# EXERCISE
Your task is to transcribe all of the data below exactly, omitting the images.
-- DATA BLOCK start --
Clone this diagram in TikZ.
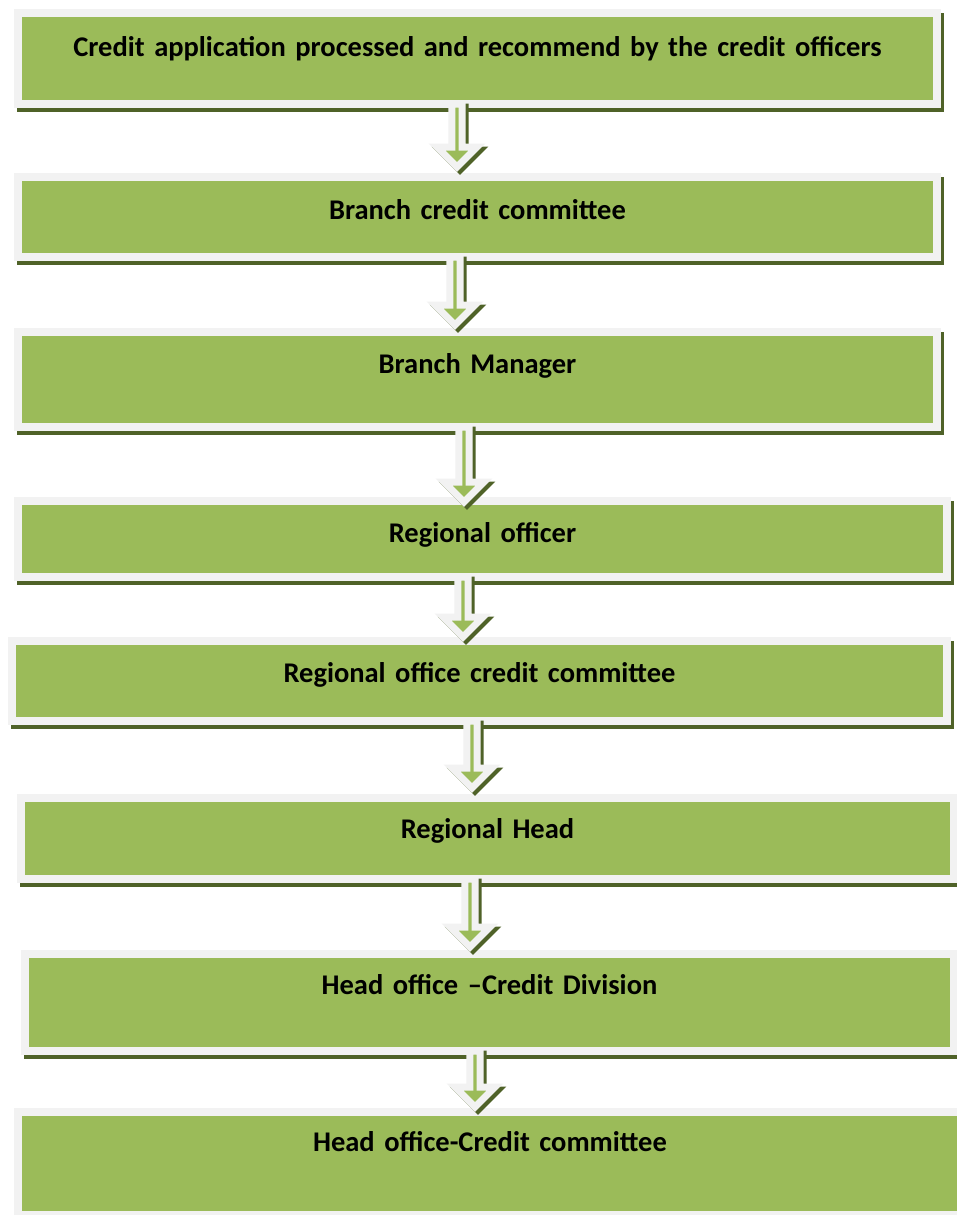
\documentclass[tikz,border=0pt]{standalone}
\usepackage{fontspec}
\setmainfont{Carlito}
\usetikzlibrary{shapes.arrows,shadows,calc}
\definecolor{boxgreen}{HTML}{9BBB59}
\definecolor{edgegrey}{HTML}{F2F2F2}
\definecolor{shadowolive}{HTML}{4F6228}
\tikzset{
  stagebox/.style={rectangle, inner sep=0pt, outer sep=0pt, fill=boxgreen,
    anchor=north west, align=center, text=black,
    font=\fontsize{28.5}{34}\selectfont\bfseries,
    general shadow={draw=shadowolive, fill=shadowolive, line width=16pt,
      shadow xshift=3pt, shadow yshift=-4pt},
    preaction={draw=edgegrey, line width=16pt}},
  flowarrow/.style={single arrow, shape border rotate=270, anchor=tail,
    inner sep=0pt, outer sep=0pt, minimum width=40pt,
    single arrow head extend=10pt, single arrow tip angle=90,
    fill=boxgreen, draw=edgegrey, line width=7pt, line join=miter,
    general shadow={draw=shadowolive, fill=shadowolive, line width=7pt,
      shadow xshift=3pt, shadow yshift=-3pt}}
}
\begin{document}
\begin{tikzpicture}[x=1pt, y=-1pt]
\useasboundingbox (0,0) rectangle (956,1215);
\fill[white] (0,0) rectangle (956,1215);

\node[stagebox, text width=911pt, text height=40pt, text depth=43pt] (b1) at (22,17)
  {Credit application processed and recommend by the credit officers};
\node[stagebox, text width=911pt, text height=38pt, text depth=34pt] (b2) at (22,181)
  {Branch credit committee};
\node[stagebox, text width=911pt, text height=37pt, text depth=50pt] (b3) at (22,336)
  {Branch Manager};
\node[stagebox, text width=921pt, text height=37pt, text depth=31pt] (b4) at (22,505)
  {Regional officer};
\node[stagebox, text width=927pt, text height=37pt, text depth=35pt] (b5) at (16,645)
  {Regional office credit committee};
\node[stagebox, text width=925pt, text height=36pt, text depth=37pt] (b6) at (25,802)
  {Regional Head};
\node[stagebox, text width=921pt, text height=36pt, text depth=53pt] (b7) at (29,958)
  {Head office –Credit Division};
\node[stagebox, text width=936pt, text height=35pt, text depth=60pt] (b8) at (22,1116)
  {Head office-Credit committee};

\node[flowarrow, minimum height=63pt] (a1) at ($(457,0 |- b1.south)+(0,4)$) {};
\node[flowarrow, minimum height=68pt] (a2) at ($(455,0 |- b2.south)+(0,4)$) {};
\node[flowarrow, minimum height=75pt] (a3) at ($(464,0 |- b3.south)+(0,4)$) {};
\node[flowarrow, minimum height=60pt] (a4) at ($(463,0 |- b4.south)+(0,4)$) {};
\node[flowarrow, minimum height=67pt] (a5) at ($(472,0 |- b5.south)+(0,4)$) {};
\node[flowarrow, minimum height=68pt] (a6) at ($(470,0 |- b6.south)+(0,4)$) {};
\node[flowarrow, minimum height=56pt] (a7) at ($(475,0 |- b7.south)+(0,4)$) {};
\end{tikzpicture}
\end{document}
-- DATA BLOCK end --
# EXPECTED OUTPUT
Clone this diagram in TikZ.
\documentclass[tikz,border=0pt]{standalone}
\usepackage{fontspec}
\setmainfont{Carlito}
\usetikzlibrary{shapes.arrows,shadows,calc}
\definecolor{boxgreen}{HTML}{9BBB59}
\definecolor{edgegrey}{HTML}{F2F2F2}
\definecolor{shadowolive}{HTML}{4F6228}
\tikzset{
  stagebox/.style={rectangle, inner sep=0pt, outer sep=0pt, fill=boxgreen,
    anchor=north west, align=center, text=black,
    font=\fontsize{28.5}{34}\selectfont\bfseries,
    general shadow={draw=shadowolive, fill=shadowolive, line width=16pt,
      shadow xshift=3pt, shadow yshift=-4pt},
    preaction={draw=edgegrey, line width=16pt}},
  flowarrow/.style={single arrow, shape border rotate=270, anchor=tail,
    inner sep=0pt, outer sep=0pt, minimum width=40pt,
    single arrow head extend=10pt, single arrow tip angle=90,
    fill=boxgreen, draw=edgegrey, line width=7pt, line join=miter,
    general shadow={draw=shadowolive, fill=shadowolive, line width=7pt,
      shadow xshift=3pt, shadow yshift=-3pt}}
}
\begin{document}
\begin{tikzpicture}[x=1pt, y=-1pt]
\useasboundingbox (0,0) rectangle (956,1215);
\fill[white] (0,0) rectangle (956,1215);

\node[stagebox, text width=911pt, text height=40pt, text depth=43pt] (b1) at (22,17)
  {Credit application processed and recommend by the credit officers};
\node[stagebox, text width=911pt, text height=38pt, text depth=34pt] (b2) at (22,181)
  {Branch credit committee};
\node[stagebox, text width=911pt, text height=37pt, text depth=50pt] (b3) at (22,336)
  {Branch Manager};
\node[stagebox, text width=921pt, text height=37pt, text depth=31pt] (b4) at (22,505)
  {Regional officer};
\node[stagebox, text width=927pt, text height=37pt, text depth=35pt] (b5) at (16,645)
  {Regional office credit committee};
\node[stagebox, text width=925pt, text height=36pt, text depth=37pt] (b6) at (25,802)
  {Regional Head};
\node[stagebox, text width=921pt, text height=36pt, text depth=53pt] (b7) at (29,958)
  {Head office –Credit Division};
\node[stagebox, text width=936pt, text height=35pt, text depth=60pt] (b8) at (22,1116)
  {Head office-Credit committee};

\node[flowarrow, minimum height=63pt] (a1) at ($(457,0 |- b1.south)+(0,4)$) {};
\node[flowarrow, minimum height=68pt] (a2) at ($(455,0 |- b2.south)+(0,4)$) {};
\node[flowarrow, minimum height=75pt] (a3) at ($(464,0 |- b3.south)+(0,4)$) {};
\node[flowarrow, minimum height=60pt] (a4) at ($(463,0 |- b4.south)+(0,4)$) {};
\node[flowarrow, minimum height=67pt] (a5) at ($(472,0 |- b5.south)+(0,4)$) {};
\node[flowarrow, minimum height=68pt] (a6) at ($(470,0 |- b6.south)+(0,4)$) {};
\node[flowarrow, minimum height=56pt] (a7) at ($(475,0 |- b7.south)+(0,4)$) {};
\end{tikzpicture}
\end{document}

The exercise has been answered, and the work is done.